True (default): Allow dsxhi to add host certificate to Java truststore on detected data nodes for gateway and web services.
False: The user is expected to have added a host certificate to the Java truststore with a default host alias on the generated .crt file.

dsxhi_install.conf.template.SPECTRUM

Property Examples
Mandatory or Optional
dsxhi_license_acceptance= dsxhi_license_acceptance=A
Optional
Specify 'A' or 'a' for accepting the license.
Specify 'R' or 'r' for rejecting the license. If the property is empty, the user is prompted during the installation.
dsxhi_serviceuser=
dsxhi_serviceuser_group=
Mandatory
Specify the username and group of the user (dsxhi service user) running the dsxhi service.
cluster_manager_url=
cluster_admin=
cluster_manager_url=https://cluster:8643/platform/rest/conductor/v1
cluster_admin=Admin
Mandatory
The cluster_manager_url parameter is set to the conductor rest endpoint. The endpoint is used to allow remote system to connect to conductor for administration purposes. The admin info is used only on install time or to create a base JEG environment.

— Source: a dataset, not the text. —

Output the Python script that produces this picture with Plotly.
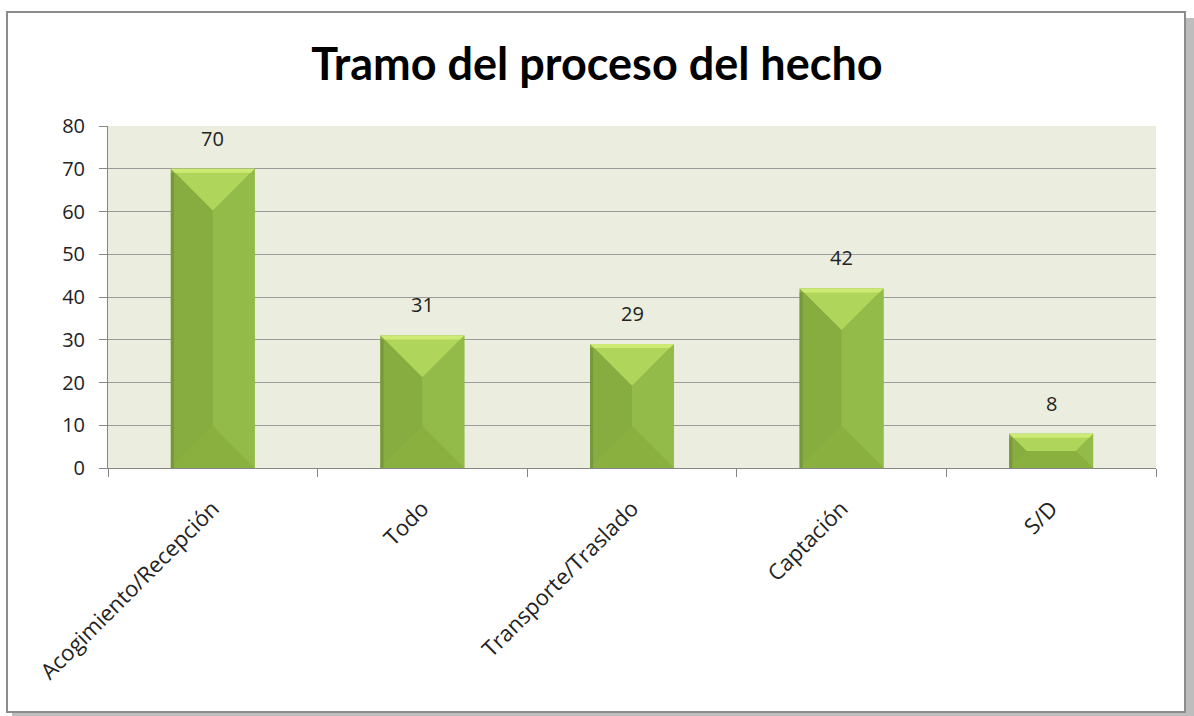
import plotly.graph_objects as go

categories = ["Acogimiento/Recepción", "Todo", "Transporte/Traslado", "Captación", "S/D"]
values = [70, 31, 29, 42, 8]
y_ticks = [0, 10, 20, 30, 40, 50, 60, 70, 80]

W, H = 1194, 716
ML, MR, MT, MB = 108, 38, 126, 248
PW, PH = W - ML - MR, H - MT - MB
YMAX = 80
BAR_W = 0.4

title_font = "Lato, Calibri, sans-serif"
font = "Open Sans, Calibri, sans-serif"

# pixel scale of each axis, used to keep the bevel at 45 degrees
x_px = PW / len(categories)
y_px = PH / YMAX

pos = list(range(len(categories)))

fig = go.Figure()
fig.add_trace(go.Bar(x=pos, y=values, width=BAR_W, marker=dict(color="#8DB443", line=dict(width=0)),
                     hoverinfo="x+y", showlegend=False))

# bevel faces: top, left, right, bottom
faces = {"top": "#B0D55B", "left": "#87AC3F", "right": "#93BB49", "bottom": "#8AB040"}
for i, v in zip(pos, values):
    half = BAR_W / 2
    d = min(half * x_px / y_px, v / 2)
    dx = d * y_px / x_px
    x0, x1 = i - half, i + half
    polys = {
        "top": ([x0, x1, x1 - dx, x0 + dx, x0], [v, v, v - d, v - d, v]),
        "left": ([x0, x0 + dx, x0 + dx, x0, x0], [v, v - d, d, 0, v]),
        "right": ([x1, x1 - dx, x1 - dx, x1, x1], [v, v - d, d, 0, v]),
        "bottom": ([x0, x1, x1 - dx, x0 + dx, x0], [0, 0, d, d, 0]),
    }
    for k, (xs, ys) in polys.items():
        fig.add_trace(go.Scatter(x=xs, y=ys, fill="toself", fillcolor=faces[k], mode="lines",
                                 line=dict(width=0), hoverinfo="skip", showlegend=False))
    # light strip along the top edge
    s = min(4 / y_px, d)
    sx = s * y_px / x_px
    fig.add_trace(go.Scatter(x=[x0, x1, x1 - sx, x0 + sx, x0], y=[v, v, v - s, v - s, v], fill="toself",
                             fillcolor="#CDEB74", mode="lines", line=dict(width=0),
                             hoverinfo="skip", showlegend=False))
    # darker strip along the left edge
    e = 3 / x_px
    fig.add_trace(go.Scatter(x=[x0, x0 + e, x0 + e, x0, x0], y=[v - s, v - s, 0, 0, v - s], fill="toself",
                             fillcolor="#76983A", mode="lines", line=dict(width=0),
                             hoverinfo="skip", showlegend=False))

for i, v in zip(pos, values):
    fig.add_annotation(x=i, y=v, text=str(v), showarrow=False, yanchor="bottom", yshift=15,
                       font=dict(family=font, size=20, color="#222222"))

def px_x(p):
    return (p - ML) / PW

def px_y(p):
    return (H - MB - p) / PH

shapes = [
    dict(type="rect", xref="paper", yref="paper", x0=px_x(1186), x1=px_x(1194), y0=px_y(716), y1=px_y(18),
         fillcolor="#BDBDBD", line=dict(width=0)),
    dict(type="rect", xref="paper", yref="paper", x0=px_x(12), x1=px_x(1194), y0=px_y(716), y1=px_y(713),
         fillcolor="#BDBDBD", line=dict(width=0)),
    dict(type="rect", xref="paper", yref="paper", x0=px_x(7), x1=px_x(1185), y0=px_y(712), y1=px_y(12),
         fillcolor="rgba(0,0,0,0)", line=dict(color="#8C8C8C", width=2)),
]

fig.update_layout(
    width=W, height=H,
    margin=dict(l=ML, r=MR, t=MT, b=MB),
    paper_bgcolor="white",
    plot_bgcolor="#EBEEDF",
    title=dict(text="<b>Tramo del proceso del hecho</b>", x=0.5, xanchor="center",
               y=1 - 64 / H, yanchor="middle", yref="container",
               font=dict(family=title_font, size=45, color="black")),
    shapes=shapes,
    font=dict(family=font, size=20, color="#222222"),
)

fig.update_xaxes(
    range=[-0.5, len(categories) - 0.5],
    tickvals=pos, ticktext=categories, tickangle=-45, ticks="",
    tickfont=dict(family=font, size=22, color="#222222"),
    ticklabelstandoff=18,
    showgrid=False, zeroline=False,
    showline=True, linecolor="#868686", linewidth=1,
    minor=dict(tickvals=[p - 0.5 for p in pos] + [len(categories) - 0.5], ticks="outside",
               ticklen=8, tickcolor="#868686", showgrid=False),
)
fig.update_yaxes(
    range=[0, YMAX], tickvals=y_ticks, ticks="outside", ticklen=8, tickcolor="#868686",
    tickfont=dict(family=font, size=20, color="#222222"),
    ticklabelstandoff=10,
    showgrid=True, gridcolor="#9A9A9A", gridwidth=1, zeroline=False,
    showline=True, linecolor="#868686", linewidth=1,
)

fig.write_html("out.html", config={"displayModeBar": False},
               post_script="document.body.style.margin='0';")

conductor_secure_curl_options= conductor_secure_curl_options=--cacert /opt/ibm/spectrumcomputingMain/wlp/usr/shared/resources/security/cacert.pem
Mandatory
Specify the curl options that is needed to connect to the conductor endpoint.
conductor_endpoint_ha_list= conductor_endpoint_ha_list=host1,host2
Mandatory
Specify a comma-separated list of master candidate fail-over hosts that is used in case the current defined cluster manager URL is not available.
conductor_anaconda_inst_uuid= conductor_anaconda_inst_uuid=22aba77e-dd61-4cb7-a0fa-48af603125ae
Mandatory
Specify a comma-separated list for the Anaconda instance in which the Watson Studio environments are created in.
dsxhi_gateway_port= dsxhi_gateway_port=8443
Mandatory
Specify the port number for the dsxhi gateway service. This port should be accessible externally.
dsxhi_rest_port= dsxhi_rest_port=8082
Mandatory
Specify the port number for the dsxhi rest service.
exposed_hadoop_services= exposed_hadoop_services=jeg
Spectrum only supports JEG.
dsxhi_jeg_port= dsxhi_jeg_port=8888
Mandatory
Specify the port number for the dsxhi JEG service.
known_dsx_list= known_dsx_list=https://dsxlcluster1.ibm.com,https://dsxlcluster2.ibm.com:31843
Optional
Specify the list of URL for the dsx local clusters that will register this dsxhi service. The URL should include the port number if necessary.
systemctl_enable= systemctl_enable=False
Optional
Specify True or true to systemctl enable dsxhi.
custom_jks= Optional
The custom jks is provided by the user. It's used for gateway, JEG, and web services. If it's provided, dsxhi generates the required .crt file to add to the java truststore. If it's not provided, dsxhi generates a .jks and successively generates a .crt to add to the java truststore.
dsxhi_cacert= Optional
The custom CACERT is provided by the user. If it's not provided, dsxhi attempts to detect the default CACERT on the system.
add_certs_to_truststore= add_certs_to_truststore=True
Optional
Option to allow dsxhi to add certs to the truststore.
True (default): Allow dsxhi to add a host certificate to the Java truststore, on detected data nodes for gateway and web services.
False: The user is expected to have added a host certificate to the Java truststore with a default host alias on the generated .crt file.